Four of us were debating what the actual compounds and terms (scientifically) for water. H2O we all agreed upon until one person said, "..yes and its Hydrogen Dioxide". Myself and 1 of the four challenged that answer by saying, "One does not drink Hydrogen Dioxide"! This turned into an half an hour debate and furious flipping through the internet, (which DID NOT provide a clear and concise answer). Please help make this clear.

  • $\begingroup$ "Please help make this clear". The "di-" prefix means "two". Given that water is $H_2O$ (Two $H$s and one $O$), I think you are quite capable of clearing things up yourself ;) $\endgroup$ Sep 14, 2017 at 13:42
  • 1
    $\begingroup$ The very first hit you get by typing 'hydrogen dioxide' in Google yields the answer you were looking for. $\endgroup$
    – Bdrs
    Sep 14, 2017 at 14:16
  • $\begingroup$ chemistry.stackexchange.com/questions/53533/… $\endgroup$
    – Mithoron
    Sep 14, 2017 at 14:29

2 Answers 2


$\ce{H2O}$ (Dihydrogen monoxide) is water, while $\ce{H2O2}$ (dihydrogen dioxide) is hydrogen peroxide, a strong and unstable oxidizing agent.


The terminology is such that the term "oxide" means a negative ion with a double negative charge, or oxidation state of -2, on a single oxygen atom.

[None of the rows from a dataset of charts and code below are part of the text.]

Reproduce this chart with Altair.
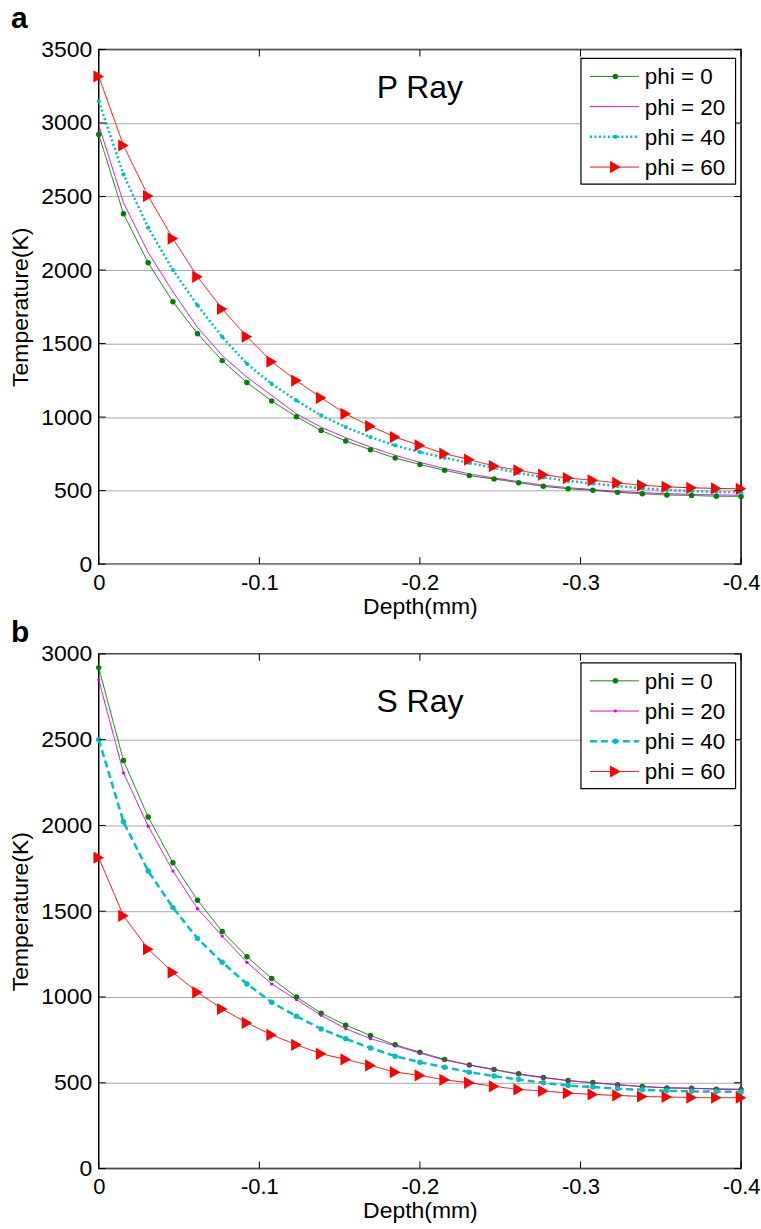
import altair as alt
import pandas as pd

FONT = "Liberation Sans"

depth = [0.0, -0.0154, -0.0308, -0.0462, -0.0615, -0.0769, -0.0923, -0.1077, -0.1231,
         -0.1385, -0.1538, -0.1692, -0.1846, -0.2, -0.2154, -0.2308, -0.2462, -0.2615,
         -0.2769, -0.2923, -0.3077, -0.3231, -0.3385, -0.3538, -0.3692, -0.3846, -0.4]

series = ["phi = 0", "phi = 20", "phi = 40", "phi = 60"]

# Panel a: P Ray
p_phi0 = [2922, 2383, 2049, 1784, 1567, 1384, 1235, 1110, 1002, 909, 837, 778, 721, 678,
          638, 602, 579, 554, 529, 513, 502, 488, 478, 470, 467, 462, 460]
p_phi20 = [2985, 2458, 2119, 1852, 1610, 1418, 1271, 1147, 1022, 931, 860, 796, 740, 692,
           650, 614, 586, 561, 537, 520, 507, 494, 486, 479, 475, 471, 468]
p_phi40 = [3148, 2650, 2288, 2000, 1760, 1545, 1362, 1226, 1113, 1011, 932, 864, 807, 762,
           724, 688, 654, 620, 590, 566, 548, 531, 516, 505, 497, 491, 487]
p_phi60 = [3317, 2847, 2503, 2214, 1954, 1735, 1547, 1377, 1248, 1131, 1022, 938, 864, 807,
           751, 710, 667, 638, 608, 585, 570, 552, 536, 526, 519, 515, 512]

# Panel b: S Ray
s_phi0 = [2920, 2378, 2049, 1783, 1564, 1382, 1235, 1108, 1000, 906, 836, 776, 721, 678,
          636, 604, 578, 552, 531, 513, 501, 488, 478, 470, 468, 463, 461]
s_phi20 = [2849, 2306, 1996, 1734, 1515, 1355, 1202, 1076, 985, 893, 815, 757, 716, 673,
           632, 603, 575, 549, 530, 512, 500, 489, 478, 471, 468, 464, 462]
s_phi40 = [2500, 2021, 1734, 1521, 1341, 1202, 1076, 969, 888, 814, 756, 703, 655, 620,
           591, 562, 539, 519, 500, 484, 475, 465, 459, 453, 450, 449, 446]
s_phi60 = [1812, 1473, 1279, 1143, 1027, 930, 849, 779, 721, 669, 636, 601, 562, 543,
           517, 500, 479, 461, 452, 440, 432, 426, 420, 417, 414, 413, 413]

x_ticks = [0, -0.1, -0.2, -0.3, -0.4]
y_ticks_a = [0, 500, 1000, 1500, 2000, 2500, 3000, 3500]
y_ticks_b = [0, 500, 1000, 1500, 2000, 2500, 3000]

W, H = 644, 516

style_a = {
    "phi = 0": dict(color="#008000", dash=[1, 0], width=1, shape="circle", size=30),
    "phi = 20": dict(color="#d200d2", dash=[1, 0], width=1, shape=None, size=0),
    "phi = 40": dict(color="#00bfbf", dash=[2, 2.5], width=2.5, shape="circle", size=18),
    "phi = 60": dict(color="#ff0000", dash=[1, 0], width=1, shape="triangle-right", size=150),
}
style_b = {
    "phi = 0": dict(color="#008000", dash=[1, 0], width=1, shape="circle", size=30),
    "phi = 20": dict(color="#d200d2", dash=[1, 0], width=1, shape="circle", size=10),
    "phi = 40": dict(color="#00bfbf", dash=[7, 4], width=2.5, shape="circle", size=30),
    "phi = 60": dict(color="#ff0000", dash=[1, 0], width=1, shape="triangle-right", size=150),
}


def panel(letter, letter_y, title, title_y, ymax, yticks, values, styles):
    rows = []
    for name, vals in zip(series, values):
        for d, t in zip(depth, vals):
            rows.append({"depth": d, "temp": t, "series": name})
    df = pd.DataFrame(rows)

    X = alt.X("depth:Q",
              scale=alt.Scale(domain=[-0.4, 0], reverse=True, nice=False, zero=False),
              axis=alt.Axis(values=x_ticks, title="Depth(mm)", grid=False, domain=False,
                            ticks=False, tickSize=0, labelPadding=8, titlePadding=2,
                            labelFlush=False, labelFontSize=22,
                            labelExpr="datum.value == 0 ? '0' : '-' + format(abs(datum.value), '.1f')"))
    Y = alt.Y("temp:Q",
              scale=alt.Scale(domain=[0, ymax], nice=False, zero=True),
              axis=alt.Axis(values=yticks, format="d", title="Temperature(K)", grid=True,
                            domain=False, ticks=False, tickSize=0, labelPadding=7,
                            labelFlush=False, titlePadding=8))

    layers = []
    for name in series:
        st = styles[name]
        base = alt.Chart(df).transform_filter(alt.datum.series == name)
        layers.append(base.mark_line(color=st["color"], strokeDash=st["dash"],
                                     strokeWidth=st["width"]).encode(x=X, y=Y))
    for name in series:
        st = styles[name]
        if st["shape"] is None:
            continue
        base = alt.Chart(df).transform_filter(alt.datum.series == name)
        layers.append(base.mark_point(shape=st["shape"], size=st["size"], filled=True,
                                      opacity=1, color=st["color"]).encode(x=X, y=Y))

    # inward frame ticks
    xt = pd.DataFrame({"depth": x_ticks})
    yt = pd.DataFrame({"temp": yticks})
    layers.append(alt.Chart(xt).mark_rule(color="black", strokeWidth=1).encode(
        x=X, y=alt.value(H), y2=alt.value(H - 7)))
    layers.append(alt.Chart(xt).mark_rule(color="black", strokeWidth=1).encode(
        x=X, y=alt.value(0), y2=alt.value(7)))
    layers.append(alt.Chart(yt).mark_rule(color="black", strokeWidth=1).encode(
        y=Y, x=alt.value(0), x2=alt.value(7)))
    layers.append(alt.Chart(yt).mark_rule(color="black", strokeWidth=1).encode(
        y=Y, x=alt.value(W), x2=alt.value(W - 7)))

    # legend box
    one = pd.DataFrame({"k": [0]})
    layers.append(alt.Chart(one).mark_rect(fill="white", stroke="black", strokeWidth=1.2).encode(
        x=alt.value(483.5), x2=alt.value(638.5), y=alt.value(9), y2=alt.value(135)))
    for k, name in enumerate(series):
        st = styles[name]
        yk = 27 + 30.3 * k
        lab = pd.DataFrame({"label": [name]})
        layers.append(alt.Chart(lab).mark_rule(color=st["color"], strokeDash=st["dash"],
                                               strokeWidth=st["width"]).encode(
            x=alt.value(492.5), x2=alt.value(541.5), y=alt.value(yk)))
        if st["shape"] is not None:
            layers.append(alt.Chart(lab).mark_point(shape=st["shape"], size=st["size"],
                                                    filled=True, opacity=1,
                                                    color=st["color"]).encode(
                x=alt.value(518), y=alt.value(yk)))
        layers.append(alt.Chart(lab).mark_text(font=FONT, fontSize=22.5, align="left",
                                               baseline="middle", color="black").encode(
            text="label:N", x=alt.value(547.5), y=alt.value(yk + 1)))

    tdf = pd.DataFrame({"t": [title]})
    layers.append(alt.Chart(tdf).mark_text(font=FONT, fontSize=32, align="center",
                                           baseline="middle", color="black").encode(
        text="t:N", x=alt.value(W / 2), y=alt.value(title_y)))
    ldf = pd.DataFrame({"t": [letter]})
    layers.append(alt.Chart(ldf).mark_text(font=FONT, fontSize=30, fontWeight="bold",
                                           align="left", baseline="alphabetic",
                                           color="black").encode(
        text="t:N", x=alt.value(-88), y=alt.value(letter_y)))

    return alt.layer(*layers).properties(width=W, height=H)


chart_a = panel("a", -22, "P Ray", 39, 3500, y_ticks_a, [p_phi0, p_phi20, p_phi40, p_phi60], style_a)
chart_b = panel("b", -12, "S Ray", 48, 3000, y_ticks_b, [s_phi0, s_phi20, s_phi40, s_phi60], style_b)

chart = alt.vconcat(chart_a, chart_b, spacing=90, bounds="flush").properties(
    padding={"left": 9, "top": 1, "right": 0, "bottom": 3},
    background="white",
).configure_view(
    stroke="black", strokeWidth=1.5
).configure_axis(
    labelFont=FONT, labelFontSize=23, labelColor="black",
    titleFont=FONT, titleFontSize=23, titleFontWeight="normal", titleColor="black",
    gridColor="#a8a8a8", gridWidth=1, gridOpacity=1,
)

chart.save("out.html", embed_options={"renderer": "svg", "actions": False})
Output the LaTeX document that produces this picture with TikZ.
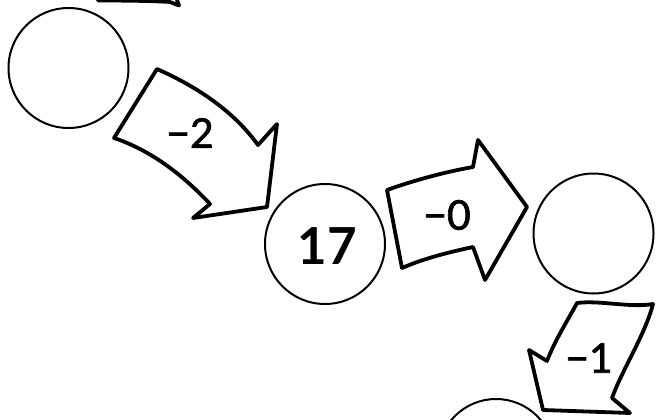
\documentclass[tikz,border=0pt]{standalone}
\usepackage{fontspec}
\setmainfont{Lato}
\newfontfamily\labelfont[FakeBold=1.6]{Lato}
\begin{document}
\begin{tikzpicture}[x=1pt,y=-1pt,
  numcircle/.style={circle,draw=black,line width=2pt,minimum size=120pt,inner sep=0pt},
  bigarrow/.style={draw=black,line width=3.8pt,line join=round,fill=white},
  steplabel/.style={font=\labelfont\fontsize{41}{41}\selectfont,inner sep=0pt},
  bignum/.style={font=\fontsize{51}{51}\selectfont\bfseries,inner sep=0pt}]
\useasboundingbox (0,0) rectangle (656,420);
\clip (0,0) rectangle (656,420);
\fill[white] (0,0) rectangle (656,420);
% circles
\node[numcircle] (c1) at (68.5,68) {};
\node[numcircle] (c2) at (325,244) {};
\node[bignum] (n17) at (327,246) {17};
\node[numcircle] (c3) at (593.5,233.5) {};
\node[numcircle,minimum size=116pt] (c4) at (496,457) {};
% top fragment of an arrow
\draw[bigarrow,fill=none,line cap=round] (98,0.5) .. controls (130,0.5) and (155,1) .. (170,2) -- (179,5.5) -- (177,0);
% arrow -2
\draw[bigarrow] (157,69) .. controls (200,88) and (235,113) .. (258,145) -- (277,124) -- (267,207) -- (193,218) -- (210,204)
  .. controls (182,174) and (150,150) .. (114,138) -- cycle;
\node[steplabel] (l1) at (190,133) {−2};
% arrow -0
\draw[bigarrow] (387,190) .. controls (415,180) and (445,172) .. (473,167) -- (478,140) -- (527,207) -- (485,280) -- (473,247)
  .. controls (450,252) and (425,258) .. (402,268) -- cycle;
\node[steplabel] (l2) at (447,215) {−0};
% arrow -1
\draw[bigarrow] (577,303) .. controls (600,300) and (630,308) .. (653,304) .. controls (645,335) and (622,370) .. (612,398)
  -- (630,413) -- (543,410) -- (529,350) -- (547,361) .. controls (555,340) and (568,320) .. (577,303) -- cycle;
\node[steplabel] (l3) at (589,358) {−1};
\end{tikzpicture}
\end{document}
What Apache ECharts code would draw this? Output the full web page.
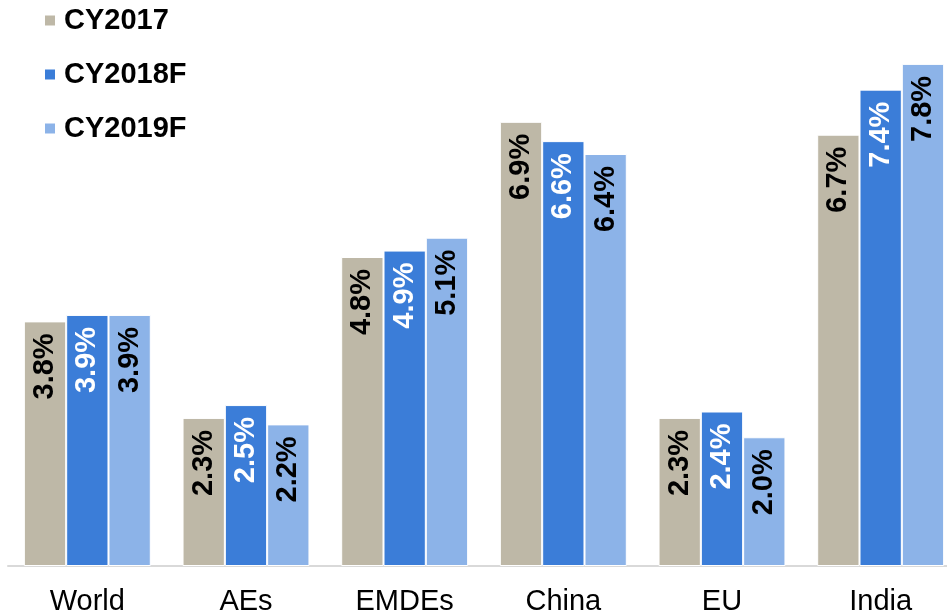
<!DOCTYPE html>
<html>
<head>
<meta charset="utf-8">
<script src="https://cdn.jsdelivr.net/npm/echarts@6/dist/echarts.min.js"></script>
<style>
  html, body { margin: 0; padding: 0; background: #fff; overflow: hidden; }
  #chart { width: 960px; height: 616px; }
</style>
</head>
<body>
<div id="chart"></div>
<script>
// GDP growth by economy, actual and forecast
const categories = ['World', 'AEs', 'EMDEs', 'China', 'EU', 'India'];
const seriesNames = ['CY2017', 'CY2018F', 'CY2019F'];
const cy2017 = [3.8, 2.3, 4.8, 6.9, 2.3, 6.7];
const cy2018f = [3.9, 2.5, 4.9, 6.6, 2.4, 7.4];
const cy2019f = [3.9, 2.2, 5.1, 6.4, 2.0, 7.8];

const colors = ['#BEB8A7', '#3B7DD8', '#8CB3E8'];
const labelColors = ['#000000', '#ffffff', '#000000'];
const font = 'Liberation Sans, Arial, sans-serif';

function makeSeries(name, data, i) {
  return {
    name: name,
    type: 'bar',
    data: data,
    barGap: '0%',
    barCategoryGap: '20%',
    itemStyle: { color: colors[i], borderColor: '#ffffff', borderWidth: 1 },
    label: {
      show: true,
      position: 'insideTop',
      rotate: 90,
      align: 'right',
      verticalAlign: 'middle',
      distance: 12,
      color: labelColors[i],
      fontFamily: font,
      fontWeight: 'bold',
      fontSize: 29,
      formatter: p => p.value.toFixed(1) + '%'
    },
    emphasis: { disabled: true }
  };
}

const chart = echarts.init(document.getElementById('chart'));
chart.setOption({
  animation: false,
  color: colors,
  legend: {
    orient: 'vertical',
    left: 43,
    top: 6,
    padding: 0,
    itemWidth: 12,
    itemHeight: 12,
    itemGap: 25,
    icon: 'rect',
    textStyle: { fontFamily: font, fontWeight: 'bold', fontSize: 29, color: '#000', padding: [0, 0, 0, 3] },
    data: seriesNames
  },
  grid: { left: 8, right: 0, top: 51, bottom: 49 },
  xAxis: {
    type: 'category',
    data: categories,
    axisLine: { lineStyle: { color: '#D9D9D9', width: 2 } },
    axisTick: { show: false },
    axisLabel: { fontFamily: font, fontSize: 29, color: '#000', margin: 21 }
  },
  yAxis: {
    type: 'value',
    min: 0,
    max: 8,
    show: false,
    splitLine: { show: false }
  },
  series: [
    makeSeries(seriesNames[0], cy2017, 0),
    makeSeries(seriesNames[1], cy2018f, 1),
    makeSeries(seriesNames[2], cy2019f, 2)
  ]
});
</script>
</body>
</html>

Thus, H2O, known as water, can be interpreted as an oxide, but H2O2 cannot, as the -2 "charge" is equally distributed between both oxygen atoms, meaning each has only -1.
Side fact: F2O is not an oxide either, as oxygen hosts positive charge and has the oxidation state of +2, so the compound should be refered to as OF2 and named oxygen difluoride.